ブロンホフ、フィッセルに次いで日本のカルタをヨーロッパに持ち帰ったのは文政十一年(1828)に国外追放処分を受けて日本を出国した長崎出島の商館医師フィリップ・フランツ・バルタザール・フォン・シーボルト(Philipp Franz Balthasar von Siebold)である。ただし、この時の国外追放時には、日本の生物学標本は持ち帰ったが、日常生活用品は持ち帰っておらず、カルタ類もこの時は持ち帰ってはいないと思われる。シーボルトは、その後、幕末期(1854~67)に日本が開国すると、安政六年(1859)に再来日し、文久二年(1862)に多数の蒐集品とともに帰国して、その後、ヨーロッパ各地で日本展を開催した。
ライデン国立民族学博物館に収蔵されているシーボルト・コレクションには二組の賭博カルタが保存されている。残念なことに、シーボルト・コレクションには正確な目録が存在せず、更に、シーボルトはブロンホフやフィッセルが帰国時に持ち帰ったコレクションの中から何点もの物品史料を自分の行う展覧会などのために借用して持ち出し、返却せずにわがものとしてしまい、後に自分のコレクションを博物館に寄贈する際にそれも自分が蒐集した物品として登録してしまったので、シーボルト・コレクションの中にあるからと言ってシーボルトが持ち帰った物とは限らないという困った事態になっている。この二組の賭博系カルタについても、フィッセル・コレクションのものであったのではないかという疑念が消せない。カルタそのものを見て判断することになるが、印象としては、フィッセルの帰国時の文政年間(1818~30)のものであり、もっと後の幕末期(1854~67)にシーボルトが持ち帰ったものである可能性は低い。ただ、ここでは、こういう疑問は残るものの、一応は公式の記録を信頼して、現在の保管状態を前提にして、シーボルトが持ち帰ったものとして扱う。

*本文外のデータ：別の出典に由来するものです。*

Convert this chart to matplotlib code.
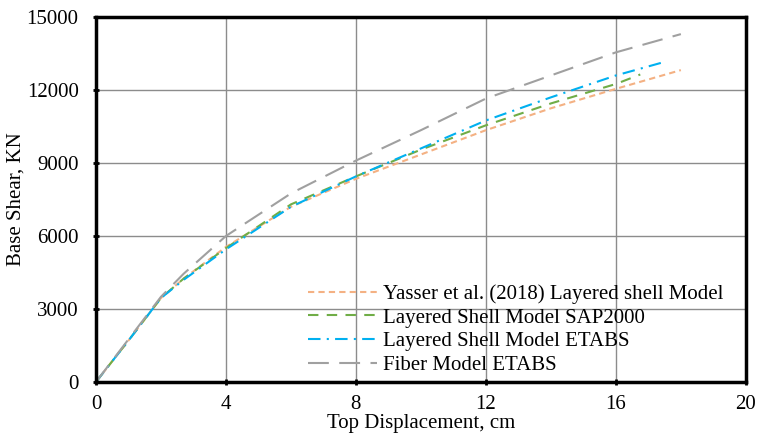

二組のカルタの内の一組は、ブロンホフが持ち帰ったカルタによく似た西日本の「合せカルタ」タイプのものである。これは平成八年(1996)に岡山の林原美術館、東京の江戸東京博物館、大阪の国立民族学博物館で開催された「シーボルト父子のみた日本」展[1]で展示するために日本に里帰りされたことがあり、よく知られている。「鬼札」一枚も含めて四十九枚一組であるが、この日本での展示会の途中で「ウマ」のカードが一枚紛失されている。「オウル」紋標の「五」と「六」に金銀彩が厚い点はブロンホフのカルタと同じであるが、他にも金銀彩が濃いカードが何枚かある。「アオ」紋標の「ピン」「ソウタ」「ウマ」「キリ」のカードに金銀彩が濃いあたりは近代の地方札との関係がブロンホフのカルタよりも近しい。「オウル」紋標の「四」の中段には「極上」「請合」の文字と製造元の屋号があり、「コップ」紋標の「六」には屋号だけがある。「ほてい屋」とは別のカルタ屋が「ほてい屋カルタ」に似たものを制作していたのであろうと思われる。
もう一組のカルタは、やはり西日本のカルタであるが、描線が全体に細く、金銀彩が少ない。「アオ」紋の「二」の上部に人の首から上の図像があり、近代の地方札でいえば愛知県などで用いられていた「伊勢」と呼ばれるものに近い「天正カルタ」である。ただし「鬼札」は、「伊勢」の場合は幽霊の図像であるが、このシーボルトのカルタでは改印のような墨摺りの図像があるだけの白札である。なお、「オウル」の「四」と「コップ」の「六」の中段に各々「極上」「受合」の文字と「カギに銭」の紋がある。「銭屋」と呼ばれたカルタ屋であろうか。
以上の二組のカルタは、ブロンホフのカルタよりも少し後の時期に制作されたものと思われる。描線の太さや彩色の濃さ、金銀彩の多用などの荒々しい図像の特徴がブロンホフのカルタよりも色濃く表れているが、こういう点は制作したカルタ屋の違いが大きく、単純に時代の差と判断するのは早計である。全体の印象としては文政年間(1818~30)のものと推測されるが、確定的なことは言えない。なお、シーボルトには、このほかに、幕末期(1854~67)の日本再訪時に持ち帰った物品が大量にあり、ドイツ国内などに保存されているが、そこには「むべ山かるた」もあり、平成二十八年(2016)に千葉県成田市「国立歴史民俗博物館」などで巡回開催された「よみがえれ!シーボルトの日本博物館」展[2]に出品するために里帰りして展示されている。
[1] 展覧会目録『シーボルト父子の見た日本』ドイツ-日本研究所、平成八年、九六頁。
[2] 展覧会目録『よみがえれ!シーボルトの日本博物館』青幻社、平成二十八年、七〇頁。